*EXERCISE DESCRIPTION*: The records below are made of lines; count those holding the word "this" and give the number only.
LISTING start
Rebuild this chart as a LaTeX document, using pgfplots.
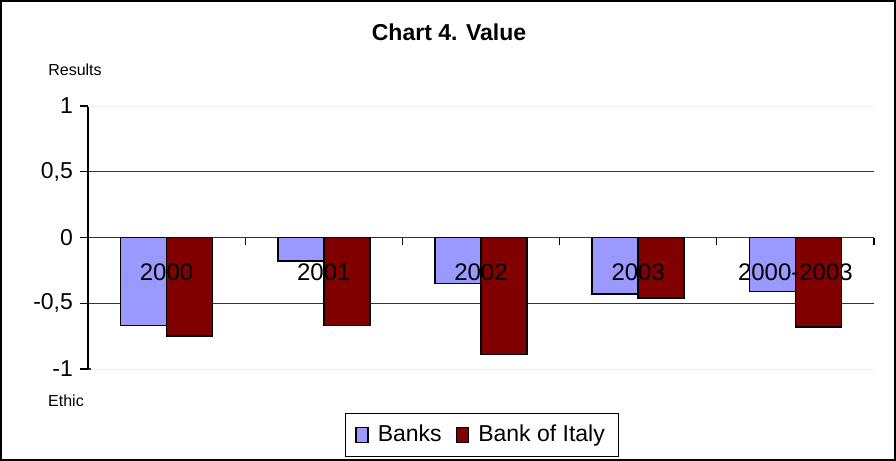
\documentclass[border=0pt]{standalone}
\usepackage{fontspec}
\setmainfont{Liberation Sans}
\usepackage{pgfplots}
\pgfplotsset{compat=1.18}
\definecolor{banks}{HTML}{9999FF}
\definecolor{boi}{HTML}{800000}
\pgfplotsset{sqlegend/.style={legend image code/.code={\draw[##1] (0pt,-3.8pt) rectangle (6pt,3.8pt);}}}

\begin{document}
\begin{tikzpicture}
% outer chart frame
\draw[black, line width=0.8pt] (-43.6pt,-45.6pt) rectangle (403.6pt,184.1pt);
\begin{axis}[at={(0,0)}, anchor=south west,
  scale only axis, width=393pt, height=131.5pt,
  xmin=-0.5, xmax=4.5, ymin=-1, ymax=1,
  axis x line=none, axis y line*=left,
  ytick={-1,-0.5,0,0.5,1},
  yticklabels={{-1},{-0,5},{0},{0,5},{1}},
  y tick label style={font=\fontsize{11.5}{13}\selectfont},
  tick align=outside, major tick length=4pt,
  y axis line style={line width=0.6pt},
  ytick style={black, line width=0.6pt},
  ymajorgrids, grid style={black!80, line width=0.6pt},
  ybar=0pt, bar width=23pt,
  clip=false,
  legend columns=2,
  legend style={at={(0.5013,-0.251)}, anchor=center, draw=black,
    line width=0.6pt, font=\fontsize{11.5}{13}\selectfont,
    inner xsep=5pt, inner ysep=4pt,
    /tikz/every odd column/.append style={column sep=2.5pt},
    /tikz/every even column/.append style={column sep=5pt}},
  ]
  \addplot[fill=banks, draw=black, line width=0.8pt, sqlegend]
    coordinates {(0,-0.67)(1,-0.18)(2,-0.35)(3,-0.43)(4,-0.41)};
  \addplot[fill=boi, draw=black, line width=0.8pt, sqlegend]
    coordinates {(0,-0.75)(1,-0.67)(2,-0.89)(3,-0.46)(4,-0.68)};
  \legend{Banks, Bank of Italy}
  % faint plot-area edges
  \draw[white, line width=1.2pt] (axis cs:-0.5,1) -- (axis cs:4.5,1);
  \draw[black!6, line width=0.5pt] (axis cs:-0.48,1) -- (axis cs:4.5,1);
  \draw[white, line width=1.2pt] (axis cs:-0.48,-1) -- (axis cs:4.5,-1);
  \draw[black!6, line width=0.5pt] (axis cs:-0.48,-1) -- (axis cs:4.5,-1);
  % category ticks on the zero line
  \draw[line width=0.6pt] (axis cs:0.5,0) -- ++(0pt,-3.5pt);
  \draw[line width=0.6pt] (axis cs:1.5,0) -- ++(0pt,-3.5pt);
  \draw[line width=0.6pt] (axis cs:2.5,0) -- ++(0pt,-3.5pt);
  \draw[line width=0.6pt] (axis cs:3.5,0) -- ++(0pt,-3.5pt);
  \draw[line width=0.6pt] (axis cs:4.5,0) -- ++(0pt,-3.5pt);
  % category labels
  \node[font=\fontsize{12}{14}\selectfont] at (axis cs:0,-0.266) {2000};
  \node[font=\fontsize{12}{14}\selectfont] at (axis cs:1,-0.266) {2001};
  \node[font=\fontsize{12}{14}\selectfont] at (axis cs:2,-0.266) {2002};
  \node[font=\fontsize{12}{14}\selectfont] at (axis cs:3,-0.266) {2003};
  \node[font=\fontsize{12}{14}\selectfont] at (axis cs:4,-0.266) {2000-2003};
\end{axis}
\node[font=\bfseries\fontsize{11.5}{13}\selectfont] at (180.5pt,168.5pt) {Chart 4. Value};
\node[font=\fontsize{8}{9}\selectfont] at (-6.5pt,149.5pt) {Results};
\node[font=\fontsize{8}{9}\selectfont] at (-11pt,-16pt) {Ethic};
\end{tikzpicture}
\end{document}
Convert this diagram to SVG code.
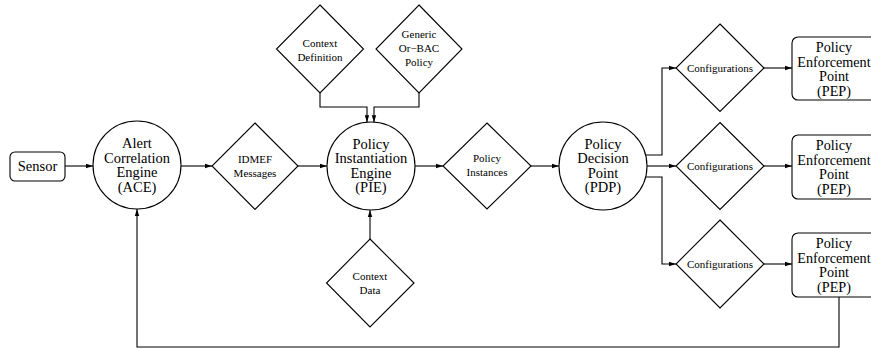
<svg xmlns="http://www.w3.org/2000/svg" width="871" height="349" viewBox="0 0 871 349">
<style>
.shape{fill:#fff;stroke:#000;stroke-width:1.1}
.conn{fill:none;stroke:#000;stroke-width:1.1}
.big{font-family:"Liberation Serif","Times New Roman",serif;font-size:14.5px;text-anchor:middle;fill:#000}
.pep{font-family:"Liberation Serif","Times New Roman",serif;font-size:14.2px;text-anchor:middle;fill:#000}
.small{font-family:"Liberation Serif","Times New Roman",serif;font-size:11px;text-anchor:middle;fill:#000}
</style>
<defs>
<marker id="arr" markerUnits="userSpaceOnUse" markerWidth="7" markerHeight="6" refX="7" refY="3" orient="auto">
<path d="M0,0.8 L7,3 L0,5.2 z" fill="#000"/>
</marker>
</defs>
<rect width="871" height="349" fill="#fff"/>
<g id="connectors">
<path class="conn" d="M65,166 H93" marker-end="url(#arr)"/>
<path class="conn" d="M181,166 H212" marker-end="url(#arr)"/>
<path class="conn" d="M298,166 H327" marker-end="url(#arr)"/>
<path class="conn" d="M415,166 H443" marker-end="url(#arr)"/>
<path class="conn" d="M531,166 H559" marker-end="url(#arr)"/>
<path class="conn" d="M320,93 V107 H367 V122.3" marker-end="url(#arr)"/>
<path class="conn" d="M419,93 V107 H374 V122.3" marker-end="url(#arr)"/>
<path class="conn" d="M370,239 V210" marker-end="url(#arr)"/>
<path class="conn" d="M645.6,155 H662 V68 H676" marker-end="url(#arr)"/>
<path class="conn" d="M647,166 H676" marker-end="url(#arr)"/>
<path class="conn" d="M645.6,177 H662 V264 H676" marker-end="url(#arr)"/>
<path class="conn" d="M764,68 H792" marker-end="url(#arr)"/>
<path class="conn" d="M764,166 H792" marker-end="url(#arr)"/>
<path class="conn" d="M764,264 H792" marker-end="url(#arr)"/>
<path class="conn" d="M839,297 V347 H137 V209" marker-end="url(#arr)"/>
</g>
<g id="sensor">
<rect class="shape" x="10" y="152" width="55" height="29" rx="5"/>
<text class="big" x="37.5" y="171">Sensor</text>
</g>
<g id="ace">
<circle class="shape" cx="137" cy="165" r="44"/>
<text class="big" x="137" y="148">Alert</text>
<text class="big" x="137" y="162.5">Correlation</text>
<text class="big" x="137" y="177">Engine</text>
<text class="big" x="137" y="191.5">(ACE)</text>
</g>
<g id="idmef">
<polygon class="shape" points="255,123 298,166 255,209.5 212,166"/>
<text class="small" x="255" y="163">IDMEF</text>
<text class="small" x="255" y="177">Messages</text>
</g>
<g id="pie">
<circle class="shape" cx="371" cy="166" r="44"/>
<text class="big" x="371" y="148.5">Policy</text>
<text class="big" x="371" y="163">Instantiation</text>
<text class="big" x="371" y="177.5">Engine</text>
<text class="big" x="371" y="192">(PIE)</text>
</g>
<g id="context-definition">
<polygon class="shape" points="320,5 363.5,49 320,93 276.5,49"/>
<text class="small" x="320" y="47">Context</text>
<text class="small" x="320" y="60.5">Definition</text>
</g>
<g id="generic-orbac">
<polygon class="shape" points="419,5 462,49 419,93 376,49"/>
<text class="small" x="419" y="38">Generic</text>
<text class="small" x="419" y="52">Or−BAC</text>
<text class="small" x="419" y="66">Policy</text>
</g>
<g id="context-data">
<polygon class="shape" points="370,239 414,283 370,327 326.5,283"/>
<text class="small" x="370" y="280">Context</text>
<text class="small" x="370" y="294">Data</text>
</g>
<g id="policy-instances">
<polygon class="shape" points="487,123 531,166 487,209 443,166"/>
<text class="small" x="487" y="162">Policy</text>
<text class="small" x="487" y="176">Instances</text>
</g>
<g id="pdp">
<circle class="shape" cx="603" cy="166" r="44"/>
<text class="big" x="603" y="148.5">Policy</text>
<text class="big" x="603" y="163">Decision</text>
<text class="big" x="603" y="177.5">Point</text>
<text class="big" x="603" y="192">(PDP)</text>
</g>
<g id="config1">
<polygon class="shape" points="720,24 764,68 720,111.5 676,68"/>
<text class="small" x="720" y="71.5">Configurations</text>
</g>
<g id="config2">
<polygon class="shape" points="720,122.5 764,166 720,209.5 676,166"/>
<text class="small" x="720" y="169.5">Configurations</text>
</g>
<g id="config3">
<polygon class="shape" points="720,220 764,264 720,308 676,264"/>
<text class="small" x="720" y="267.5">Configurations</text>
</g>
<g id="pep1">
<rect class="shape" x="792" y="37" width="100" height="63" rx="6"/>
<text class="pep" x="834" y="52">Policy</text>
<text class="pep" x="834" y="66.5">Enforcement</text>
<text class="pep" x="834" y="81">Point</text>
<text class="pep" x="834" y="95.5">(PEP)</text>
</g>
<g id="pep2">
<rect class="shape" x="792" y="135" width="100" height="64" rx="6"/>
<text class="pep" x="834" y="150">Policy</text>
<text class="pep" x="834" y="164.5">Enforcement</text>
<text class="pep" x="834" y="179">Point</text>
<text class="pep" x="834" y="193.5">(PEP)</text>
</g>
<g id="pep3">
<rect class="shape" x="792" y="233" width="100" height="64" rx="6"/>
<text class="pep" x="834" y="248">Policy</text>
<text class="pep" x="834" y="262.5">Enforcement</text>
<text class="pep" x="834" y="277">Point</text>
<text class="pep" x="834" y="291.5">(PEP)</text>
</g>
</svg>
LISTING end
*WRITTEN RESPONSE*: 2